The story of ‘Vine of Desire’ is centered around the two famous characters – Anju and Sudha of Divakaruni’s previous novel ‘Sister of My heart’. The novel begins with a heartrending description of the unfortunate death of Anju’s unborn son Prem, and the tragic aftermath of depression and loneliness faced by Anju and her husband Sunil.
Anju decides to call her cousin Sudha to California for moral and emotional support. Sudha, who is herself in emotional turmoil after divorce and is bundled with the uncertain future of her new born child – Dayita accepts her offer hastily, partly out of her affection for Anju and partly because she herself wants to get rid of all the bonds and duties that have had a strangulating effect on her, through her entire childhood and marriage and continue to effect her newly acquired mother hood.
However, as soon as Sudha arrives in California, she realizes the fatal folly she has committed in accepting Anju’s offer, as Sunil is attracted towards her and though she knew this, even before Anju got married to him, she never gave it any serious thought. But, now she realizes that Sunil’s desire has been fueled with years of longing and flame of passion is burning bright and it would soon engulf her as well.

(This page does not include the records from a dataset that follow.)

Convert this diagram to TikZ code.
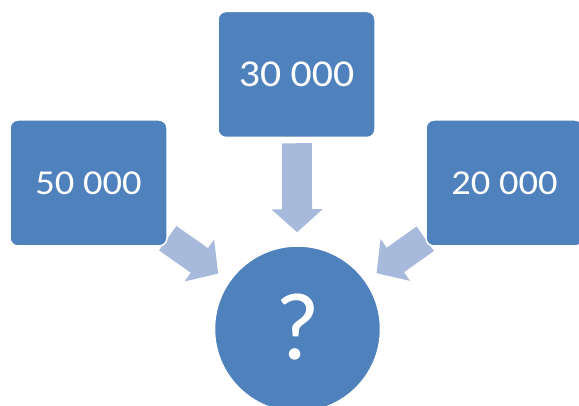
\documentclass[tikz,border=0pt]{standalone}
\usepackage{fontspec}
\setmainfont{Carlito}
\newfontfamily\numfont[FakeStretch=1.1]{Carlito}
\usetikzlibrary{arrows.meta,backgrounds}
\definecolor{boxblue}{HTML}{4F81BD}
\definecolor{arrowblue}{HTML}{A7BADB}

\begin{document}
\begin{tikzpicture}[x=1pt,y=-1pt,
  sum/.style={fill=boxblue,draw=white,line width=1.5pt,rounded corners=8pt,minimum width=157pt,minimum height=126pt,text=white,font=\numfont\fontsize{35}{40}\selectfont},
  total/.style={circle,fill=boxblue,draw=white,line width=1.5pt,minimum size=166pt,text=white,font=\fontsize{96}{100}\selectfont},
  flow/.style={arrowblue,line width=30pt,-{Triangle[width=50pt,length=23pt]},shorten >=13pt}]
\useasboundingbox (0,0) rectangle (579,406);
\node[sum] (a) at (88.5,183) {50 000};
\node[sum,font=\numfont\fontsize{38}{42}\selectfont] (b) at (296.5,74.5) {30 000};
\node[sum] (c) at (504.5,183) {20 000};
\node[total] (q) at (297.5,329) {\raisebox{5pt}{?}};
\begin{scope}[on background layer]
\draw[flow] (a) -- (q);
\draw[flow,shorten <=5pt] (b) -- (q);
\draw[flow] (c) -- (q);
\end{scope}
\end{tikzpicture}
\end{document}
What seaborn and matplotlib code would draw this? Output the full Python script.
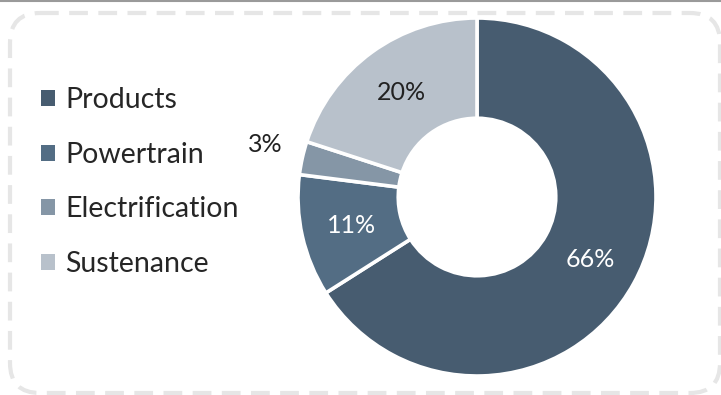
import matplotlib
matplotlib.use("Agg")
import matplotlib.pyplot as plt
import seaborn as sns
import numpy as np
from matplotlib.patches import FancyBboxPatch, Patch

# data
labels = ['Products', 'Powertrain', 'Electrification', 'Sustenance']
shares = [66, 11, 3, 20]
colors = ['#475c70', '#536d84', '#8596a6', '#b8c1cb']
pct_colors = ['white', 'white', '#222222', '#222222']

sns.set_theme(style="white")
plt.rcParams['font.family'] = ['Lato', 'DejaVu Sans']

W, H = 721, 395
fig = plt.figure(figsize=(W / 100, H / 100), dpi=100)

# background frame (pixel coords)
bg = fig.add_axes([0, 0, 1, 1])
bg.set_xlim(0, W)
bg.set_ylim(H, 0)
bg.axis('off')
frame = FancyBboxPatch((10, 13), 710, 380, boxstyle="round,pad=0,rounding_size=30",
                       fill=False, edgecolor='#e6e6e6', linewidth=3, linestyle=(0, (4.5, 2.5)))
bg.add_patch(frame)
bg.axhline(0.5, color='#9a9a9a', linewidth=1.5)

# donut
ax = fig.add_axes([298 / W, (H - 376) / H, 358 / W, 358 / H])
wedges, texts, autotexts = ax.pie(
    shares, colors=colors, startangle=90, counterclock=False,
    autopct='%d%%', pctdistance=0.72,
    wedgeprops=dict(width=0.56, edgecolor='white', linewidth=2.6),
    textprops=dict(fontsize=18))
for t, c in zip(autotexts, pct_colors):
    t.set_color(c)

# small slice label outside the ring
small = autotexts[2]
x, y = small.get_position()
r = np.hypot(x, y)
small.set_position((x / r * 1.21, y / r * 1.21 + 0.03))
ax.set_xlim(-1, 1)
ax.set_ylim(-1, 1)
ax.set_aspect('equal')

handles = [Patch(facecolor=c, edgecolor='none') for c in colors]
fig.legend(handles, labels, loc='upper left', bbox_to_anchor=(30 / W, 1 - 76 / H),
           frameon=False, fontsize=20.5, handlelength=0.49, handleheight=0.49,
           handletextpad=0.35, labelspacing=1.0, borderaxespad=0)

fig.savefig('out.png', dpi=100)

Sudha tries her best to avoid Sunil and she even tries to befriend another man, Lalit to estrange him. However, despite her best efforts, she becomes the bone of contention between her cousin and her husband and their marital bond is irrevocably broken. In a last ditch effort, Sudha runs away from Anju’s home, penniless, with just a promise of work as a maid. And there ends the first part ‘Subterranean Truths’ of this novel with passion running high and the characters entangled in a vine of desire, unable to separate the wishful from the reality.

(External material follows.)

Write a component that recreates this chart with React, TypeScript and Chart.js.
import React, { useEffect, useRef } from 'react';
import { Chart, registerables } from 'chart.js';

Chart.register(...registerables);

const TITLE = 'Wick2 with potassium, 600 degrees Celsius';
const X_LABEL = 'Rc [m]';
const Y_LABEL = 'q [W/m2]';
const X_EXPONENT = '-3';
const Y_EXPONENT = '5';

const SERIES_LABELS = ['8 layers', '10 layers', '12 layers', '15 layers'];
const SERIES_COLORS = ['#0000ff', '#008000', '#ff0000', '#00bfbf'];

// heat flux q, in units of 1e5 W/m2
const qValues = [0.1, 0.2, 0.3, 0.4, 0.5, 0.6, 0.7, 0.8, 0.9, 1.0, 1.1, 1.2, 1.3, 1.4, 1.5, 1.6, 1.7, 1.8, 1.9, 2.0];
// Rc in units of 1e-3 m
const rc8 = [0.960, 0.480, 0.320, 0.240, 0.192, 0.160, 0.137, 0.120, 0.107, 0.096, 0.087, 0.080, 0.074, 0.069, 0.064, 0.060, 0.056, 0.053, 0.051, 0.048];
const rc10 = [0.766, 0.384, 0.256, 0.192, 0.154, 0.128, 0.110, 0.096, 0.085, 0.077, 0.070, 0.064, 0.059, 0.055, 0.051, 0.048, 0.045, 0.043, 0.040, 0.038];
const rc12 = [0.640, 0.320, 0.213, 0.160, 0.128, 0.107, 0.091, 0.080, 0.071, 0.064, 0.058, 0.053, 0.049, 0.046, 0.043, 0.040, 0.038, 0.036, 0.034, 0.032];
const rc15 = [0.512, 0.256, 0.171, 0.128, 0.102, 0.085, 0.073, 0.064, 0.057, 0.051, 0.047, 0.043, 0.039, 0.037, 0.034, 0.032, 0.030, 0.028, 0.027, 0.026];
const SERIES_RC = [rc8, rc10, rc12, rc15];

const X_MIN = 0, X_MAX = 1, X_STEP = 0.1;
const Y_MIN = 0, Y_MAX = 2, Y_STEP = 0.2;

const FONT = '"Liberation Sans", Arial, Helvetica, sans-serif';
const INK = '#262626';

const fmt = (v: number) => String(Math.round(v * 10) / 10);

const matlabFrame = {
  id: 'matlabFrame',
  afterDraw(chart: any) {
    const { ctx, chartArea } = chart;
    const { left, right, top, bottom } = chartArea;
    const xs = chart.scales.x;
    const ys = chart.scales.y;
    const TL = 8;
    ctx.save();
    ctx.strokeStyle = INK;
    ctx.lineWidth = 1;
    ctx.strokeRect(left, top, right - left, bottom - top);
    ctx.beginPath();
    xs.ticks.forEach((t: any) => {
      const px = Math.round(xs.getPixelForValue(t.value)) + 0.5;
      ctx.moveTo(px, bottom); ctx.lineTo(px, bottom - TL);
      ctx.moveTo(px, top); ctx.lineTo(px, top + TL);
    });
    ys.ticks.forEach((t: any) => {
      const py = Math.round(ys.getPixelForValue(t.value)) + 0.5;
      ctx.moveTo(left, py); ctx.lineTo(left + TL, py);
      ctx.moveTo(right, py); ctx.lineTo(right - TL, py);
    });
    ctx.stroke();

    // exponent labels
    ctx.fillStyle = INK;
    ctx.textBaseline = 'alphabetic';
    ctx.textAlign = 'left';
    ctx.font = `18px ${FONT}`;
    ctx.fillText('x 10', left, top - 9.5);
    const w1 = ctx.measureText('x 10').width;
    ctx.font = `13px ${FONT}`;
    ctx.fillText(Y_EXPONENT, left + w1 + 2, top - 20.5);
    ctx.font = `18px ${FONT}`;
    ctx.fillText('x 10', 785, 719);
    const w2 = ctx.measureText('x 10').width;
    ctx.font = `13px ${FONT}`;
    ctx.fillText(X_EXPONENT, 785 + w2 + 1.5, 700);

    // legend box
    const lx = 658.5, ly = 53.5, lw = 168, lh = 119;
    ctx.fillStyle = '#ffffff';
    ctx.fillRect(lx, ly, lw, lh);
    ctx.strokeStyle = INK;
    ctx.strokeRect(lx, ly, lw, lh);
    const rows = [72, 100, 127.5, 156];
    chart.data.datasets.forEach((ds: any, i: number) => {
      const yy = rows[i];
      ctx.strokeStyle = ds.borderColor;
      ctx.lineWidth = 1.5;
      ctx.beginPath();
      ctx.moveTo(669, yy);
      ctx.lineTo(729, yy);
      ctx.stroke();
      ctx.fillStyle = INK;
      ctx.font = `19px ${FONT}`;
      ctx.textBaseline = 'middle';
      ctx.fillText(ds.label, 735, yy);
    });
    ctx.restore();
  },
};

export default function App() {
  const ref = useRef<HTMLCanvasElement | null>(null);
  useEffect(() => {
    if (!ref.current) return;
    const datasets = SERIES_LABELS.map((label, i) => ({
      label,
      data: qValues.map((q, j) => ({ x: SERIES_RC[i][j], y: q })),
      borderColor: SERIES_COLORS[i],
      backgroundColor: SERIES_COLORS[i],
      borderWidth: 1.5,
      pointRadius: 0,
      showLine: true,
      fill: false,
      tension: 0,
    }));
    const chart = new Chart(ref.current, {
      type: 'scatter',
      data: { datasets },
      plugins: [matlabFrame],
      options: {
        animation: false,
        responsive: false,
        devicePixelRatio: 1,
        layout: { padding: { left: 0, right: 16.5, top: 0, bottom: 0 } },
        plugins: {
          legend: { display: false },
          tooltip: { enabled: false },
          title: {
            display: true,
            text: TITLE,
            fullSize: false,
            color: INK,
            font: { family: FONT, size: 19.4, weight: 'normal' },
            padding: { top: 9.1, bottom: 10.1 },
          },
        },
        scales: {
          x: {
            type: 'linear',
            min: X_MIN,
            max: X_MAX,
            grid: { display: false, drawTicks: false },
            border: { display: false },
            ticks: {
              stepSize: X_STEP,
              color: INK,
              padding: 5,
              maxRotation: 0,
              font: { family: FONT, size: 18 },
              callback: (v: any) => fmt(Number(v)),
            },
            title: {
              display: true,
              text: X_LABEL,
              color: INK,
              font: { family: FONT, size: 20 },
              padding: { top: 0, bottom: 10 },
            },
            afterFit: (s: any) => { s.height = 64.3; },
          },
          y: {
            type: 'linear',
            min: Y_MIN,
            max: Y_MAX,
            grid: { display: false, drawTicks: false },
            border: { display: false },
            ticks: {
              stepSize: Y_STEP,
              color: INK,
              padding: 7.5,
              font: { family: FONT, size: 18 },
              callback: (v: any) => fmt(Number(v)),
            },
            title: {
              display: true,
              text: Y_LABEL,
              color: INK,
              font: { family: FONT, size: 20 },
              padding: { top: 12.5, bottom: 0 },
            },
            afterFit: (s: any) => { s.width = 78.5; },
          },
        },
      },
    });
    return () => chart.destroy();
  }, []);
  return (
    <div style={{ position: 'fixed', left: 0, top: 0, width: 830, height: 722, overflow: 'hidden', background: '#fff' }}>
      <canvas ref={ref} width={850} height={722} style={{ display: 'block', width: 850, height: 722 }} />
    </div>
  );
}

The second part of the story, aptly titled as ‘Remembrance and Forgetting’ aims at redeeming all that was lost in the first part. Sudha begins her new life as a maid to Mr. Sen, the old man who has just suffered a stroke and is counting his last days, totally disillusioned with world, devoid of any desires.
However, Sudha, with the help of cherubic special effects of Dayita, is able to infuse a new life in the old man, whom she reverently calls Baba, remembering Singhji, her own father and gets ready to start a new life in Jalpaiguri. Anju too comes on terms with her life after going through bouts of depression and suicide, and makes peace with herself and her sister at the end. Sunil transforms after performing the last rites of his father, whom he always hated. The story that started with a mother’s unrelenting love for her unborn son, ends with son’s symbolic last rites, leaving the mother light as a bird.

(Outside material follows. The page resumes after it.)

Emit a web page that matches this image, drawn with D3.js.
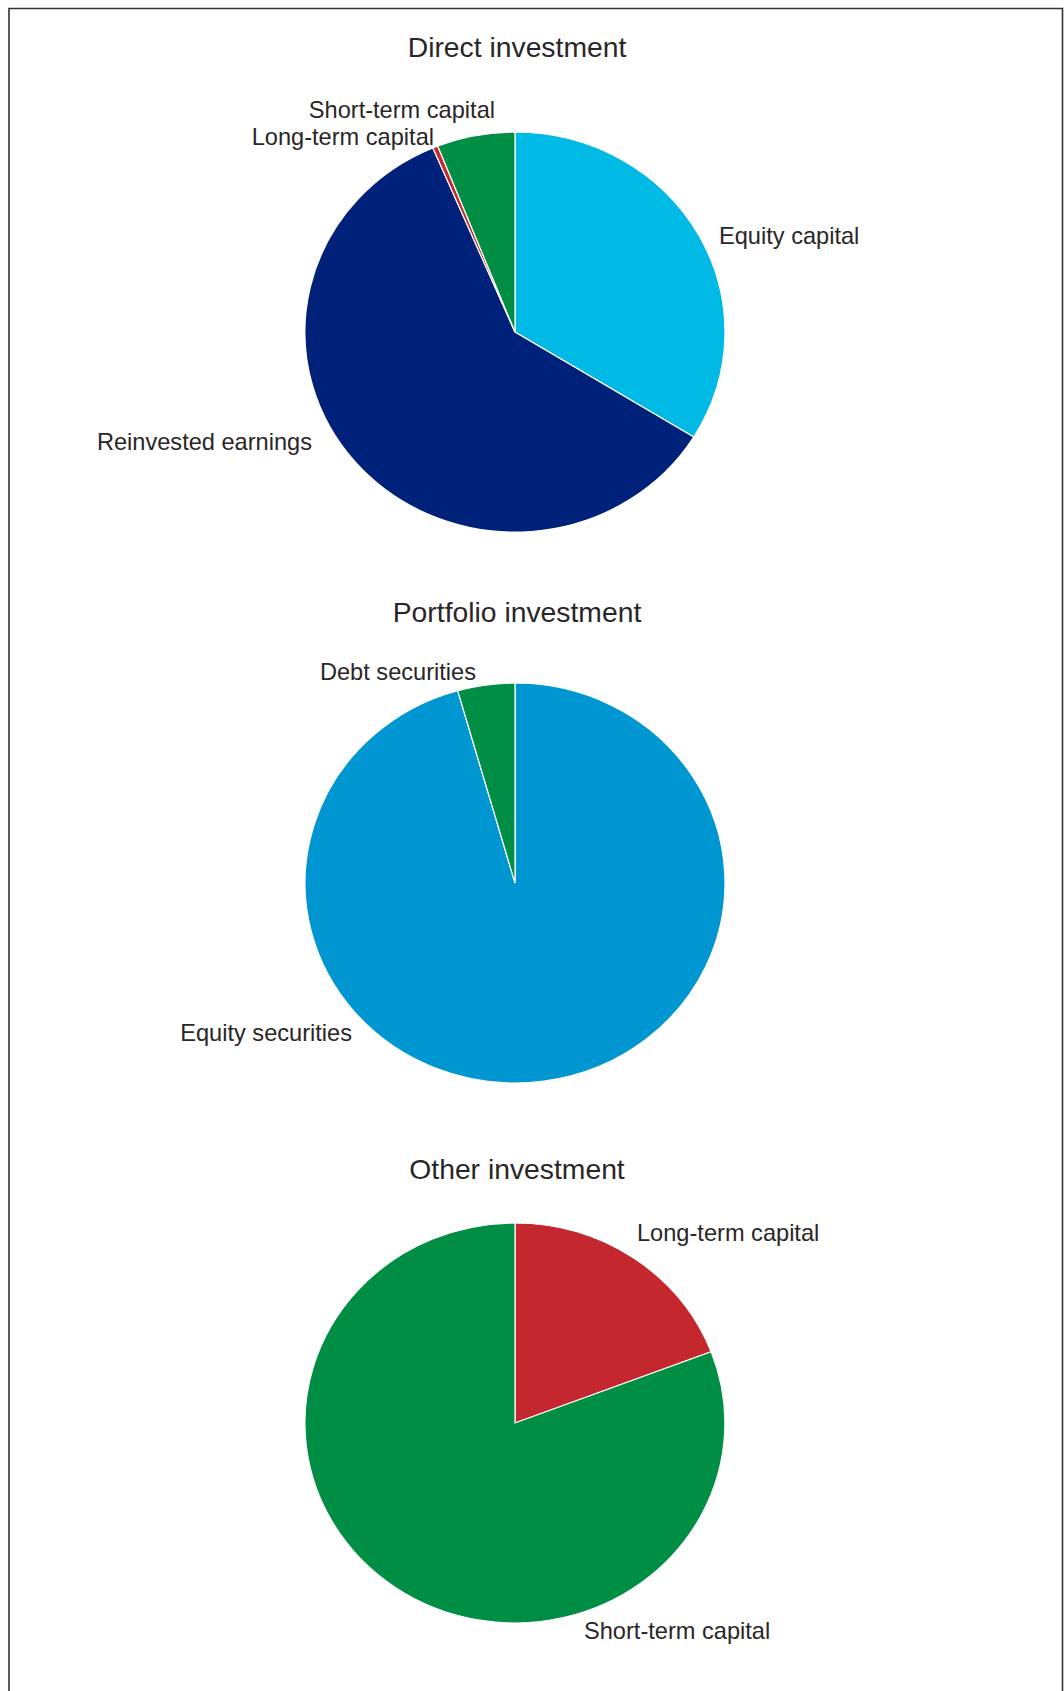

Vine of Desire has a brilliant storyline, but more than the plot, it is Chitra’s myriad narrative techniques that make the characters come alive. In her previous novel, ‘Sister of My Heart’, Divakaruni told the story alternately from Anju and Sudha’s point of view, a sweet reminder of Rabindranath Tagore’s ‘Ghare Bahire’ (Home and The World). She has continued to use this technique in Vine of Desire as well.
However, in this novel, she tried various other techniques such as dreams, letters and assignments as well, to give the reader, an insight into the characters’ mind. I especially liked the use of letters to show the transformation in Anju who, is depressed and confused after her miscarriage and lives her life in constant denial, denying her husband’s fondness for Sudha, denying presence of Dayita in her life and even denying the death of her unborn son, Prem. And, this is reflected in her incoherent assignments, her strange letters to her dead father.
But, as the story progresses, a marked change can be seen in Anju’s assignment and letters, wherein she understands the reality and tries to see things in clearer lights. A first step in that direction is her letter to her anxious mother, informing about her imminent divorce. The author very convincingly portrays the changes in thought process of Anju by making her letters bolder and closer to reality, lifting the veil of despondency that shrouded her from facing her real life.
Similarly, Chitra shows the tussles of Lalit’s mind by simply listing ‘what he said’ and ‘what he didn’t say’ to Sudha. Often, we tend to speak what pleases others rather than speaking what we really wanted to say. It becomes all the more difficult when the speaker is a man in love, unsure about her beloved’s intentions. And, Chitra has deftly captured it in Lalit’s humorous yet meaningful interjections.
All in all, Vine of Desire is the best book of Chitra Divakaruni, I have read so far, its characters crept inch by inch on my sub-conscience, tickling me with their tender tendrils and entangled me in their ‘asha lata’ (Vine of Desire), goading me to wish more and more from Chitra.